Bear with me because this the dish that you are going to bring to all of your holiday potlucks and people are going to be falling all over you telling you how deelish it is. Women will faint, grown men will cry, that is how good it is.
Despite my recent post about wanting to eat nothing but vegetables after the Thanksgiving gorge-fest, I looked at the remaining potatoes from my Thanksgiving stash and decided to make a gratin. As I perused my stash of cookbooks, I was thinking, "Who can I count on for a really luscious recipe?"
Nigella Lawson, that's who.
I love her. She's pretty. She has that droll, dry sense of humor that makes anyone who isn't British feel like a schlub. She mocks vegetarians. She's a home cook and doesn't pretend to be anything but.
She's been in my mind ever since I read this article where she denounces critics who think she's "fat." She most certainly isn't, but she's not a toothpick either. Interestingly she says:
In my experience, the weight thing is an almost totally female problem. I never feel bad about my weight around men, only women. Women act like it is somehow a moral failing to have hips.
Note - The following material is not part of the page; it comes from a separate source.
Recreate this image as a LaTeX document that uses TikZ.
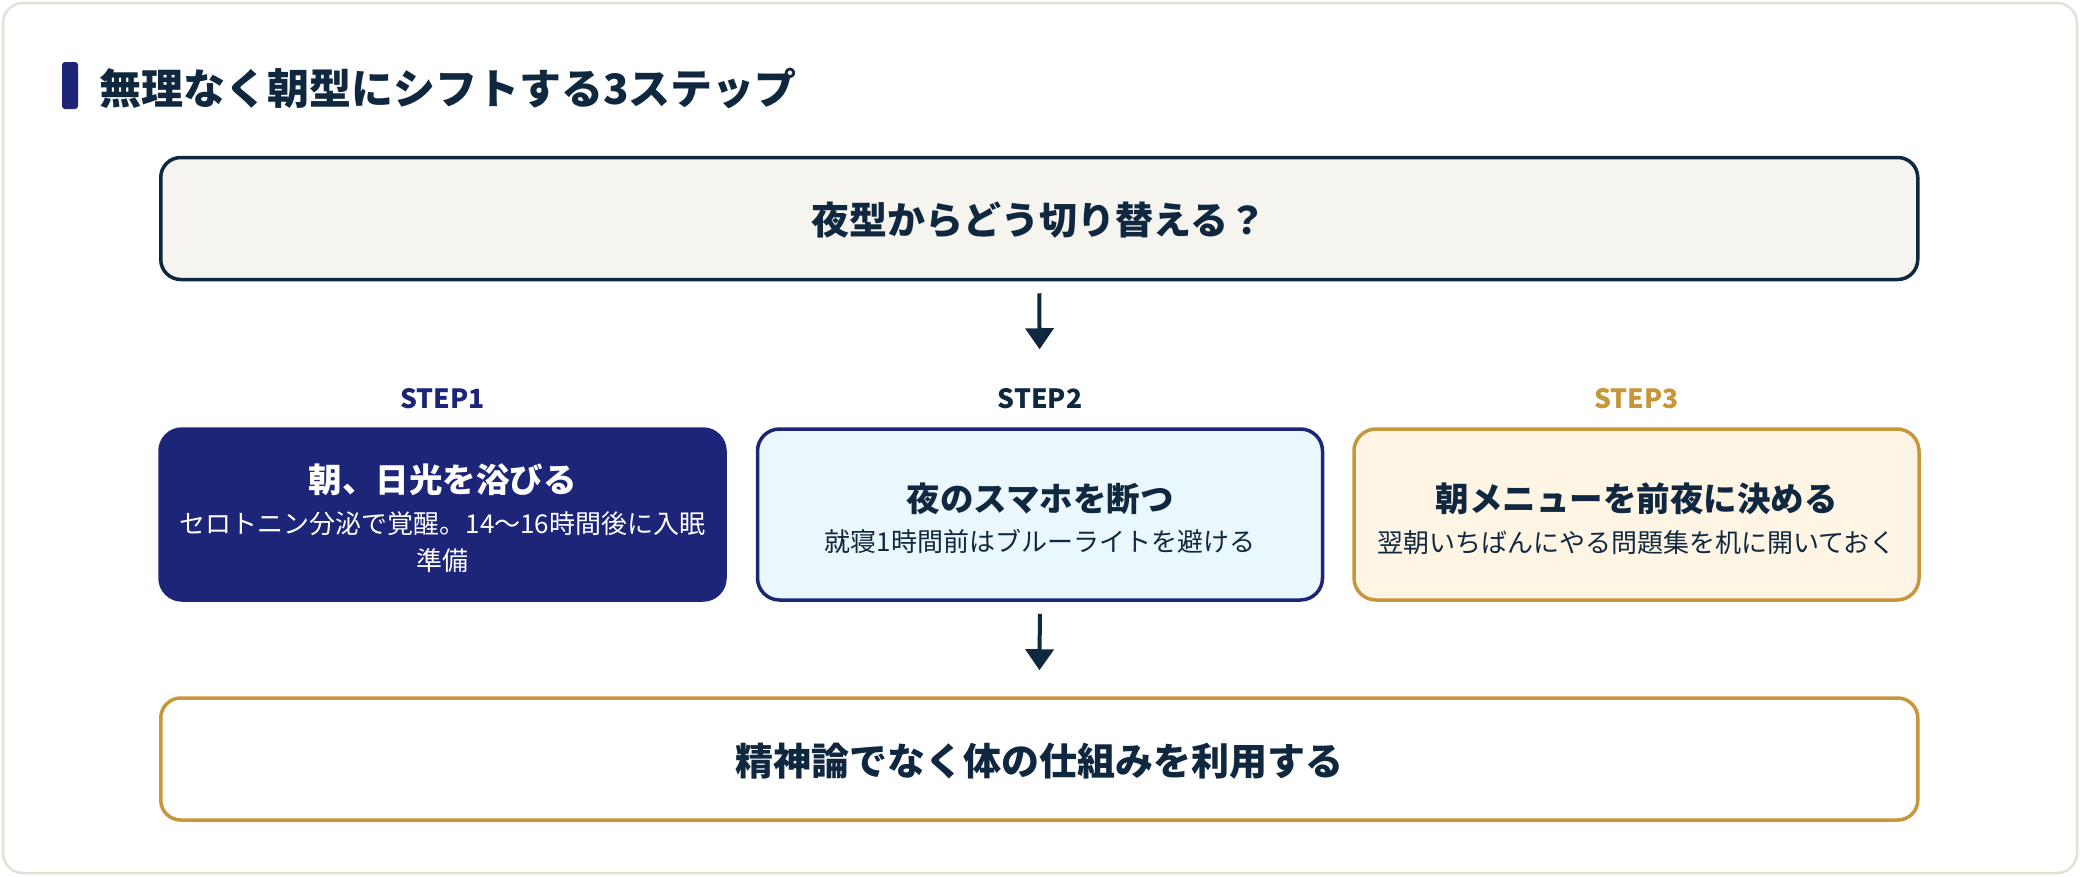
\documentclass[tikz,border=0pt]{standalone}
\usepackage{fontspec}
\setmainfont{Noto Sans CJK JP}
\usetikzlibrary{arrows.meta}
\definecolor{navy}{HTML}{1D2579}
\definecolor{ink}{HTML}{10283F}
\definecolor{gold}{HTML}{C8963A}
\definecolor{cream}{HTML}{FEF5E5}
\definecolor{ice}{HTML}{EAF7FD}
\definecolor{paper}{HTML}{F5F4EF}
\definecolor{cardline}{HTML}{E3E1D5}
\begin{document}
\begin{tikzpicture}[x=1pt,y=-1pt,
  card/.style={draw=cardline, fill=white, line width=2.5pt, rounded corners=20pt, inner sep=0pt},
  bigbox/.style={line width=3.5pt, rounded corners=20pt, inner sep=0pt, minimum width=1757pt, minimum height=122pt},
  stepbox/.style={line width=3.5pt, rounded corners=22pt, inner sep=0pt, minimum width=565pt, minimum height=171pt},
  txt/.style={inner sep=0pt, anchor=base},
  headtxt/.style={txt, font=\bfseries\fontsize{38pt}{46pt}\selectfont, text=ink},
  boxtitle/.style={txt, font=\bfseries\fontsize{33.5pt}{40pt}\selectfont},
  boxsub/.style={txt, font=\fontsize{26pt}{37pt}\selectfont},
  steplabel/.style={txt, font=\bfseries\fontsize{26.5pt}{30pt}\selectfont},
  arr/.style={draw=ink, line width=4pt, -{Triangle[length=21pt,width=28pt]}}
]
\useasboundingbox (0,0) rectangle (2080,876);
\node[card, minimum width=2074pt, minimum height=870pt] (card) at (1040,438) {};

% title
\node[fill=navy, rounded corners=3pt, inner sep=0pt, minimum width=16pt, minimum height=47pt] (bar) at (70,85.5) {};
\node[inner sep=0pt, anchor=base west, font=\bfseries\fontsize{42pt}{50pt}\selectfont, text=ink] (title) at (99,104) {無理なく朝型にシフトする3ステップ};

% question
\node[bigbox, draw=ink, fill=paper] (q) at (1039.25,218.5) {};
\node[headtxt] (qt) at (1039.25,234) {夜型からどう切り替える？};

% step labels
\node[steplabel, text=navy] (l1) at (442.5,408) {STEP1};
\node[steplabel, text=ink] (l2) at (1040,408) {STEP2};
\node[steplabel, text=gold] (l3) at (1636.5,408) {STEP3};

% step boxes
\node[stepbox, draw=navy, fill=navy] (s1) at (442.5,514.5) {};
\node[stepbox, draw=navy, fill=ice] (s2) at (1040,514.5) {};
\node[stepbox, draw=gold, fill=cream] (s3) at (1636.5,514.5) {};

\node[boxtitle, text=white] (s1t) at (442.5,492.5) {朝、日光を浴びる};
\node[boxsub, text=white] (s1a) at (442.5,533) {セロトニン分泌で覚醒。14〜16時間後に入眠};
\node[boxsub, text=white] (s1b) at (442.5,570) {準備};

\node[boxtitle, text=ink] (s2t) at (1040,511.5) {夜のスマホを断つ};
\node[boxsub, text=ink] (s2a) at (1040,551) {就寝1時間前はブルーライトを避ける};

\node[boxtitle, text=ink] (s3t) at (1636.5,511.5) {朝メニューを前夜に決める};
\node[boxsub, text=ink] (s3a) at (1636.5,552) {翌朝いちばんにやる問題集を机に開いておく};

% conclusion
\node[bigbox, draw=gold, fill=white] (c) at (1039.25,759) {};
\node[headtxt] (ct) at (1039.25,775.5) {精神論でなく体の仕組みを利用する};

% arrows
\draw[arr, shorten <=12pt, shorten >=78pt] (q.south) -- (s2.north);
\draw[arr, shorten <=12pt, shorten >=26pt] (s2.south) -- (c.north);
\end{tikzpicture}
\end{document}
So anyway, back to the potatoes.
She calls her gratin "Bread Sauce-Flavored Potato Gratin" I call it the best gratin I've ever had. I usually make the gratins from the Jacques and Julia cookbook, but now I'm only making this. You know that problem where the gratin has been in the oven for an hour and yet the potatoes are still raw in the middle? That ain't happening with this.
I try very hard not to reprint recipes exactly as written in the cookbook (in this case; Feast) because, well, I just feel uncomfortable doing it. But in searching to see if this recipe was on a Nigella site somewhere, I came across someone who made it and posted it. Let's pretend I didn't post the link and I'll give you my tips:
- I used 2 cups of 1% milk and a pint of heavy cream for the liquid
- I used a 5 quart covered saute pan. I recommend you use the same size, no smaller.
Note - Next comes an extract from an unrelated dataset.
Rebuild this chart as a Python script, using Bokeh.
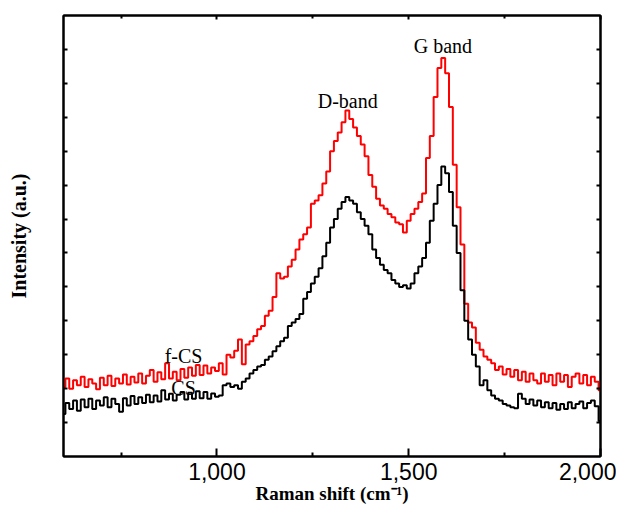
from bokeh.plotting import figure
from bokeh.models import LinearAxis, FixedTicker, Range1d
from bokeh.core.properties import value
from bokeh.embed import file_html
from bokeh.resources import INLINE

shift = list(range(600, 2001, 10))

fcs = [
    2.05, 2.30, 2.00, 2.25, 2.10, 2.35, 2.05, 2.28, 2.15, 1.98,
    2.32, 2.10, 2.38, 2.08, 2.30, 2.15, 2.42, 2.12, 2.35, 2.18,
    2.45, 2.15, 2.38, 2.55, 2.20, 2.48, 2.28, 2.75, 2.30, 2.50,
    2.25, 2.58, 2.32, 2.62, 2.38, 2.70, 2.40, 2.68, 2.45, 2.62,
    2.52, 2.75, 2.42, 3.00, 2.92, 3.12, 3.45, 2.72, 3.30, 3.40,
    3.55, 3.75, 3.85, 4.15, 4.30, 4.70, 5.40, 5.25, 5.30, 5.60,
    5.80, 6.10, 6.40, 6.55, 6.75, 7.45, 7.55, 7.70, 8.05, 8.40,
    9.00, 9.30, 9.55, 9.85, 10.20, 9.95, 9.70, 9.45, 9.20, 8.85,
    8.30, 7.95, 7.60, 7.40, 7.30, 7.15, 7.05, 6.90, 6.85, 6.60,
    6.95, 7.15, 7.30, 7.50, 7.75, 8.80, 9.45, 10.60, 11.45, 11.75,
    11.30, 10.30, 8.60, 7.35, 6.25, 4.50, 3.95, 3.80, 3.35, 3.15,
    2.95, 2.85, 2.75, 2.55, 2.65, 2.42, 2.58, 2.35, 2.55, 2.25,
    2.50, 2.20, 2.45, 2.25, 2.15, 2.45, 2.20, 2.40, 2.10, 2.45,
    2.20, 2.40, 2.05, 2.35, 2.45, 2.15, 2.40, 2.10, 2.35, 2.20,
    1.95,
]

cs = [
    1.25, 1.58, 1.40, 1.65, 1.35, 1.68, 1.45, 1.70, 1.40, 1.65,
    1.50, 1.75, 1.45, 1.70, 1.55, 1.32, 1.72, 1.50, 1.78, 1.55,
    1.75, 1.58, 1.82, 1.60, 1.80, 1.62, 1.95, 1.68, 1.85, 1.65,
    1.82, 1.90, 1.68, 1.88, 1.70, 1.92, 1.72, 1.90, 1.70, 1.86,
    1.76, 1.80, 2.10, 2.15, 2.05, 2.10, 2.00, 2.20, 2.30, 2.45,
    2.55, 2.65, 2.70, 2.85, 2.95, 3.10, 3.25, 3.40, 3.50, 3.85,
    3.95, 4.05, 4.20, 4.65, 4.85, 5.10, 5.30, 5.55, 5.90, 6.30,
    6.75, 7.00, 7.30, 7.50, 7.65, 7.55, 7.45, 7.20, 7.00, 6.80,
    6.55, 6.10, 5.85, 5.65, 5.50, 5.40, 5.20, 5.10, 5.00, 5.05,
    4.95, 5.10, 5.40, 5.60, 5.85, 6.30, 6.95, 7.45, 8.00, 8.55,
    8.35, 7.80, 6.80, 6.00, 4.90, 4.00, 3.45, 3.00, 2.65, 2.10,
    2.25, 1.95, 1.80, 1.70, 1.65, 1.55, 1.50, 1.45, 1.42, 1.85,
    1.70, 1.55, 1.68, 1.50, 1.65, 1.45, 1.60, 1.42, 1.58, 1.38,
    1.55, 1.40, 1.60, 1.42, 1.55, 1.62, 1.42, 1.58, 1.65, 1.48,
    1.05,
]

x_major = [1000, 1500, 2000]
x_minor = [750, 1250, 1750]
y_ticks = list(range(1, 13))

ann_text = ["G band", "D-band", "f-CS", "CS"]
ann_x = [1589, 1341, 913, 913]
ann_y = [12.09, 10.47, 2.97, 2.03]

p = figure(width=616, height=511, output_backend="svg", toolbar_location=None,
           x_range=Range1d(600, 2000), y_range=Range1d(0, 13),
           min_border_left=63, min_border_right=16, min_border_top=15, min_border_bottom=55)
p.grid.visible = False
p.outline_line_color = "black"
p.outline_line_width = 2
p.background_fill_color = "white"

p.step(shift, fcs, mode="center", line_color="#ff0000", line_width=2)
p.step(shift, cs, mode="center", line_color="black", line_width=2)

p.text(x=ann_x, y=ann_y, text=ann_text, text_align="center", text_baseline="middle",
       text_font=value("Liberation Serif"), text_font_size="20px", text_color="black")

# bottom axis
xa = p.xaxis[0]
xa.ticker = FixedTicker(ticks=x_major, minor_ticks=x_minor)
xa.major_label_overrides = {1000: "1,000", 1500: "1,500", 2000: "2,000"}
xa.major_label_text_font = "Liberation Sans"
xa.major_label_text_font_size = "23px"
xa.major_label_text_color = "black"
xa.major_label_standoff = 6
xa.major_tick_in = 8
xa.major_tick_out = 0
xa.minor_tick_in = 4
xa.minor_tick_out = 0
xa.axis_line_width = 2
xa.major_tick_line_width = 2
xa.minor_tick_line_width = 2
xa.axis_label = "Raman shift (cm\u207b\u00b9)"
xa.axis_label_text_font = "Liberation Serif"
xa.axis_label_text_font_style = "bold"
xa.axis_label_text_font_size = "19px"
xa.axis_label_text_color = "black"
xa.axis_label_standoff = 0

# left axis
ya = p.yaxis[0]
ya.ticker = FixedTicker(ticks=y_ticks, minor_ticks=[])
ya.major_label_text_font_size = "1px"
ya.major_label_text_color = None
ya.major_label_standoff = 0
ya.major_tick_in = 4
ya.major_tick_out = 0
ya.minor_tick_line_color = None
ya.axis_line_width = 2
ya.major_tick_line_width = 2
ya.axis_label = "Intensity (a.u.)"
ya.axis_label_text_font = "Liberation Serif"
ya.axis_label_text_font_style = "bold"
ya.axis_label_text_font_size = "20px"
ya.axis_label_text_color = "black"
ya.axis_label_standoff = 34

# top axis
ta = LinearAxis(ticker=FixedTicker(ticks=x_major, minor_ticks=x_minor),
                major_label_text_font_size="1px", major_label_text_color=None,
                major_label_standoff=0,
                major_tick_in=4, major_tick_out=0, minor_tick_in=3, minor_tick_out=0,
                axis_line_width=2, major_tick_line_width=2, minor_tick_line_width=2)
p.add_layout(ta, "above")

# right axis
ra = LinearAxis(ticker=FixedTicker(ticks=y_ticks, minor_ticks=[]),
                major_label_text_font_size="1px", major_label_text_color=None,
                major_label_standoff=0,
                major_tick_in=4, major_tick_out=0, minor_tick_line_color=None,
                axis_line_width=2, major_tick_line_width=2)
p.add_layout(ra, "right")

open("out.html", "w").write(file_html(p, INLINE))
- 4.5 pounds of waxy (not floury) potatoes and sliced them thinly (far thinner than 1cm)
- omitted the mace because I didn't have it on hand
- everything went into a 9" x 13" glass baking pan
It went into the oven at 425º for 15 minutes (after the intial 20 mins. of stove cooking, see link above), then I turned the oven off and kept it in for another 10. I removed it from the oven and let it sit about 10 minutes before serving.
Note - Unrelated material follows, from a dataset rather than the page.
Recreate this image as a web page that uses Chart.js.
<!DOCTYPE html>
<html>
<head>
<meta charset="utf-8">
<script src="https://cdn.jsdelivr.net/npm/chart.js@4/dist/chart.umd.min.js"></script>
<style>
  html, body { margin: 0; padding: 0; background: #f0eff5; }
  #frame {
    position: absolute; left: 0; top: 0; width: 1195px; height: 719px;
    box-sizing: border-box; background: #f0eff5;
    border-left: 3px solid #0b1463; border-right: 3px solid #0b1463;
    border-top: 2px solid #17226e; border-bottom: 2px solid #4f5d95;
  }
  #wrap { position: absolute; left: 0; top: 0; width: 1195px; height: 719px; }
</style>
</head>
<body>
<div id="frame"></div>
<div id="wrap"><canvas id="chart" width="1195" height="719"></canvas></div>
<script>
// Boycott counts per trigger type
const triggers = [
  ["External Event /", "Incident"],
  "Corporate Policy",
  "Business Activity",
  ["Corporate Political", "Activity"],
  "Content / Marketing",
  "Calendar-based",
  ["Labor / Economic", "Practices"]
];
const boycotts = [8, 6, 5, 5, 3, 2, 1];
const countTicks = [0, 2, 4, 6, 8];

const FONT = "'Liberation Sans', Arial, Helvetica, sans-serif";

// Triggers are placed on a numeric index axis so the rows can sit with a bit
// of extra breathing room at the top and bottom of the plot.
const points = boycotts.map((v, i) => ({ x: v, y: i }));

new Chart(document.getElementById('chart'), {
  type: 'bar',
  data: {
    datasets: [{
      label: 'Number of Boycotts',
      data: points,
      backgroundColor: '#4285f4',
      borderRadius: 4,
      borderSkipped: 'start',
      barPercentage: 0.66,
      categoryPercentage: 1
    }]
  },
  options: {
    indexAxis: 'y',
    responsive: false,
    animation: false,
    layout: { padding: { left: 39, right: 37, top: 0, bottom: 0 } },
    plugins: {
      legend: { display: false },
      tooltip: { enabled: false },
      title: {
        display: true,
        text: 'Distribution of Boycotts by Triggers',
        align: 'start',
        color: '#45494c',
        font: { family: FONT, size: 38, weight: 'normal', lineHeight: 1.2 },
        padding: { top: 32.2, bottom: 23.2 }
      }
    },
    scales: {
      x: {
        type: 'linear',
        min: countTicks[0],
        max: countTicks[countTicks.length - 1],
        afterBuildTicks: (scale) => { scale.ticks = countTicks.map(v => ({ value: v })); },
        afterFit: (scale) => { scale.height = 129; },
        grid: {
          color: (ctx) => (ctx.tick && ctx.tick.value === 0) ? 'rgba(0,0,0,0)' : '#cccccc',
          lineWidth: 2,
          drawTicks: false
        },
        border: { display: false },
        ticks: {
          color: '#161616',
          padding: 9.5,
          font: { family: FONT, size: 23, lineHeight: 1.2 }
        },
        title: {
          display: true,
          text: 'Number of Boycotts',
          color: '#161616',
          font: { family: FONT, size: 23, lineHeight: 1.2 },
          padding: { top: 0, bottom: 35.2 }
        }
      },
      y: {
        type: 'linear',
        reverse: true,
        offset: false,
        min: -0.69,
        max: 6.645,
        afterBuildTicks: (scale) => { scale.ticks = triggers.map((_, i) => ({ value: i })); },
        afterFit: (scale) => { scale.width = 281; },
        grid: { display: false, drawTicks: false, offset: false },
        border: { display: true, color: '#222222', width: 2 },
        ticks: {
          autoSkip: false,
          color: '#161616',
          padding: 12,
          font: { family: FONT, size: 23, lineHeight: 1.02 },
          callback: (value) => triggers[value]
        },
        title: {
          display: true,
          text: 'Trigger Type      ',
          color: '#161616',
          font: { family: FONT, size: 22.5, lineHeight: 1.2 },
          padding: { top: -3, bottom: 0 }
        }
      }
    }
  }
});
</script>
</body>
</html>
If my kids don't like something I reintroduce it. Often. I mean like it never goes away and they will learn to like it eventually. I've pushed potatoes on my kids for about 4 years. Bunny anyway. This is the year she finally decided she loves them. She declared the gratin "yummy!" and loved "the cream." Tonight this was dinner along with steamed broccoli tossed with fruity olive oil and Meyer lemon juice. So satisfying. Soooo good.